Ironically, years later when Huberty went back to the story to edit it for this collection,, she found it was impossible to find any evidence of the news story having ever existed, even on the Internet.
“I remember calling ABC to try and get the transcript of the show with no luck,” she says. “I decided to Google ‘prison dog tracking programs,’ all these things came up, inmates’ photos with the dogs wearing holsters. Most of them were very benign and training for state troopers or guide dogs.”
“The initial incident went under the radar. Now it sounds like something that I could have made up,” she says. “But I didn’t.”
Another story in the collection which Huberty says she’ll likely read at Canio's is “The Black Cat,” and it is the most autobiographical in the collection.

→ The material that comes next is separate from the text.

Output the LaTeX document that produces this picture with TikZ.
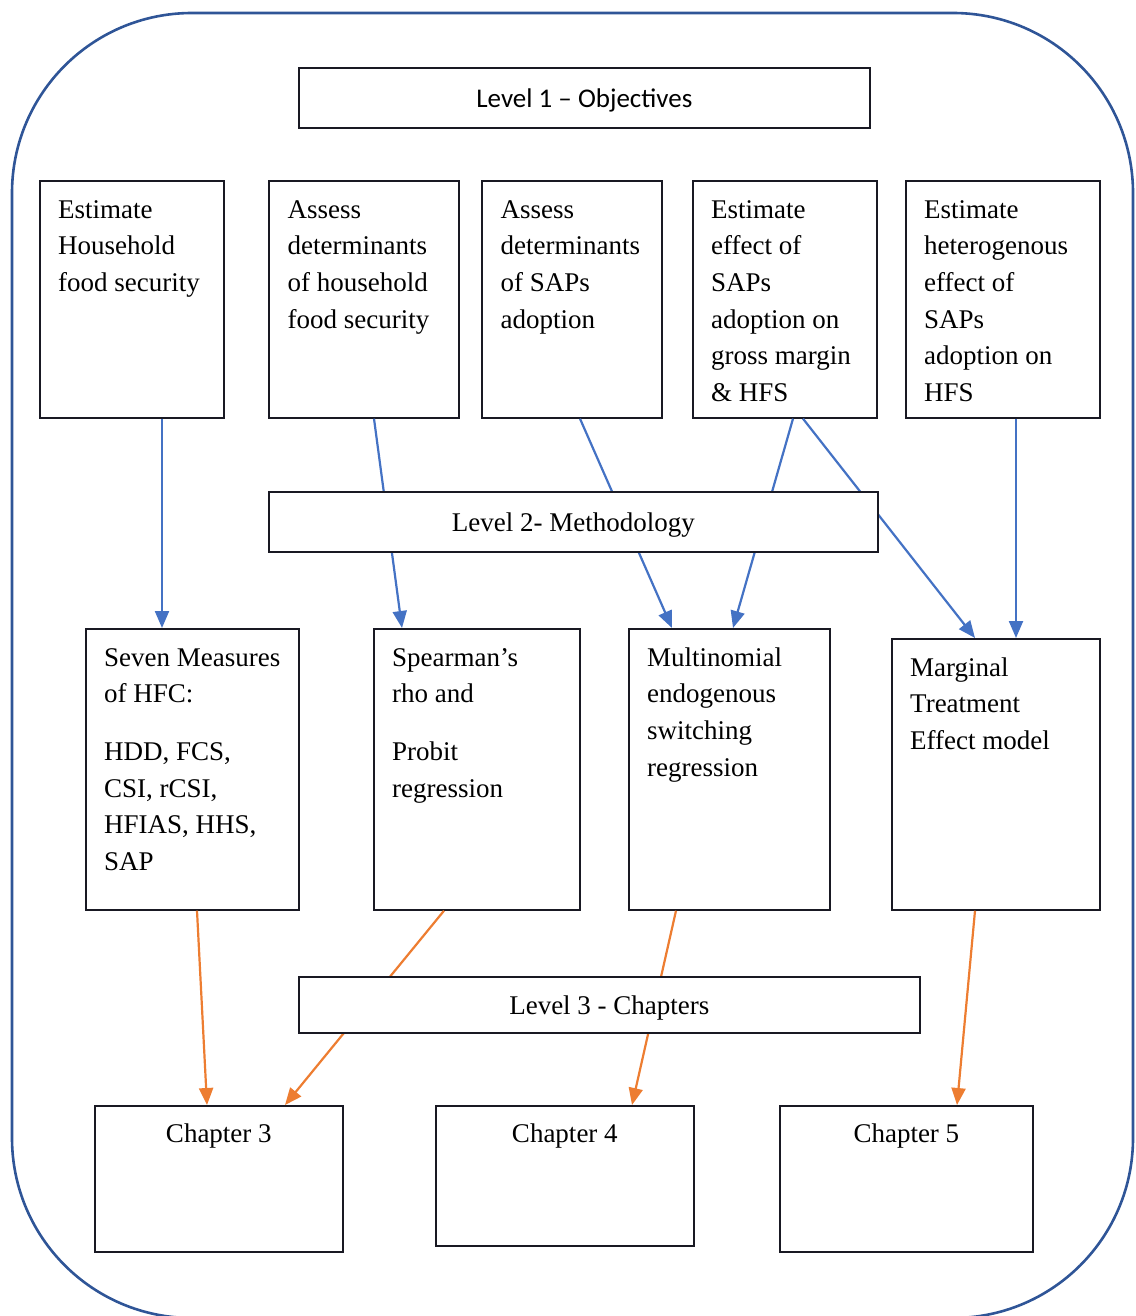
\documentclass[tikz,border=0pt]{standalone}
\usepackage{fontspec}
\setmainfont{Liberation Serif}
\newfontfamily\calfont{Carlito}
\usetikzlibrary{arrows.meta,calc}
\definecolor{outerblue}{RGB}{47,85,151}
\definecolor{conblue}{RGB}{68,114,196}
\definecolor{conorange}{RGB}{237,125,49}
\definecolor{boxline}{RGB}{25,25,35}
\begin{document}
\begin{tikzpicture}[x=1pt,y=-1pt,
  box/.style={draw=boxline, line width=1.7pt, fill=white, rectangle, inner sep=0pt, anchor=north west},
  txt/.style={anchor=north west, inner sep=0pt, align=left, font=\fontsize{27}{36.6}\selectfont},
  ctxt/.style={anchor=base, inner sep=0pt, font=\fontsize{27}{36.6}\selectfont},
  blueline/.style={draw=conblue, line width=2.2pt, -{Triangle[length=17pt,width=14pt,fill=conblue]}},
  orangeline/.style={draw=conorange, line width=2.2pt, -{Triangle[length=17pt,width=14pt,fill=conorange]}}
]
\useasboundingbox (0,0) rectangle (1135,1316);
\begin{scope}
  \clip (0,0) rectangle (1135,1316);
  \draw[outerblue, line width=2.6pt, rounded corners=180pt] (12,13) rectangle (1133,1318);
\end{scope}

% Level 1
\node[box, minimum width=571pt, minimum height=60pt, text depth=0pt, font=\calfont\fontsize{27}{30}\selectfont] (L1) at (298,67) {Level 1 – Objectives};

% Objective boxes
\node[box, minimum width=184pt, minimum height=237pt] (A) at (39,180) {};
\node[box, minimum width=190pt, minimum height=237pt] (B) at (268,180) {};
\node[box, minimum width=180pt, minimum height=237pt] (C) at (481,180) {};
\node[box, minimum width=184pt, minimum height=237pt] (D) at (692,180) {};
\node[box, minimum width=194pt, minimum height=237pt] (E) at (905,180) {};
\node[txt] (At) at ($(A.north west)+(19,12.4)$) {\strut Estimate\\Household\\food security};
\node[txt] (Bt) at ($(B.north west)+(19.5,12.4)$) {\strut Assess\\determinants\\of household\\food security};
\node[txt] (Ct) at ($(C.north west)+(19.5,12.4)$) {\strut Assess\\determinants\\of SAPs\\adoption};
\node[txt] (Dt) at ($(D.north west)+(19,12.4)$) {\strut Estimate\\effect of\\SAPs\\adoption on\\gross margin\\\& HFS};
\node[txt] (Et) at ($(E.north west)+(19,12.4)$) {\strut Estimate\\heterogenous\\effect of\\SAPs\\adoption on\\HFS};

% Method boxes
\node[box, minimum width=213pt, minimum height=281pt] (F) at (85,628) {};
\node[box, minimum width=206pt, minimum height=281pt] (G) at (373,628) {};
\node[box, minimum width=201pt, minimum height=281pt] (H) at (628,628) {};
\node[box, minimum width=208pt, minimum height=271pt] (I) at (891,638) {};
\node[txt] (Ft) at ($(F.north west)+(19,12.4)$) {\strut Seven Measures\\of HFC:\\[21pt]HDD, FCS,\\CSI, rCSI,\\HFIAS, HHS,\\SAP};
\node[txt] (Gt) at ($(G.north west)+(19,12.4)$) {\strut Spearman’s\\rho and\\[21pt]Probit\\regression};
\node[txt] (Ht) at ($(H.north west)+(19,12.4)$) {\strut Multinomial\\endogenous\\switching\\regression};
\node[txt] (It) at ($(I.north west)+(19,12.4)$) {\strut Marginal\\Treatment\\Effect model};

% Chapter boxes
\node[box, minimum width=248pt, minimum height=146pt] (J) at (94,1105) {};
\node[box, minimum width=258pt, minimum height=140pt] (K) at (435,1105) {};
\node[box, minimum width=253pt, minimum height=146pt] (M) at (779,1105) {};
\node[ctxt] (Jt) at ($(J.north)+(0,37)$) {Chapter 3};
\node[ctxt] (Kt) at ($(K.north)+(0,37)$) {Chapter 4};
\node[ctxt] (Mt) at ($(M.north)+(0,37)$) {Chapter 5};

% Blue connectors
\draw[blueline] ($(A.south west)+(123,0)$) -- ($(F.north west)+(77,0)$);
\draw[blueline] ($(B.south west)+(106,0)$) -- ($(G.north west)+(29,0)$);
\draw[blueline] ($(C.south west)+(99,0)$) -- ($(H.north west)+(44,0)$);
\draw[blueline] ($(D.south west)+(101,0)$) -- ($(H.north west)+(105,0)$);
\draw[blueline] ($(D.south west)+(111,0)$) -- ($(I.north west)+(84,0)$);
\draw[blueline] ($(E.south west)+(111,0)$) -- ($(I.north west)+(125,0)$);

% Orange connectors
\draw[orangeline] ($(F.south west)+(112,0)$) -- ($(J.north west)+(113,0)$);
\draw[orangeline] ($(G.south west)+(71,0)$) -- ($(J.north west)+(191,0)$);
\draw[orangeline] ($(H.south west)+(48,0)$) -- ($(K.north west)+(197,0)$);
\draw[orangeline] ($(I.south west)+(84,0)$) -- ($(M.north west)+(178,0)$);

% Level 2 and 3 (drawn over the connectors)
\node[box, minimum width=609pt, minimum height=60pt, text depth=0pt, font=\fontsize{27}{32}\selectfont] (L2) at (268,491) {Level 2- Methodology};
\node[box, minimum width=621pt, minimum height=56pt, text depth=0pt, font=\fontsize{27}{32}\selectfont] (L3) at (298,976) {Level 3 - Chapters};
\end{tikzpicture}
\end{document}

“It’s the most modern story and is in the voice of a woman who could be between 20 and 30 living in Vermont, which I did at the time,” says Huberty. “I had a decision to make about the life of one of my cats, and it haunted me for years later in this recurring dream I was having.”
“So I wrote the dream down and thought, let’s take it to an extreme level. What if this wasn’t a dream and I had to create characters and plot around it to make a story?” she adds. “Sometimes I’ll start with an idea and it sounds great, but it needs characters and if it’s not an interesting plot it won’t work.”
“I’m a firm believer in the rules of the story,” adds Huberty. “Not that it can’t be experimental, but you’re not just writing for yourself. You’re writing to reach other people and make them think, or maybe just entertain them and come to a universality.”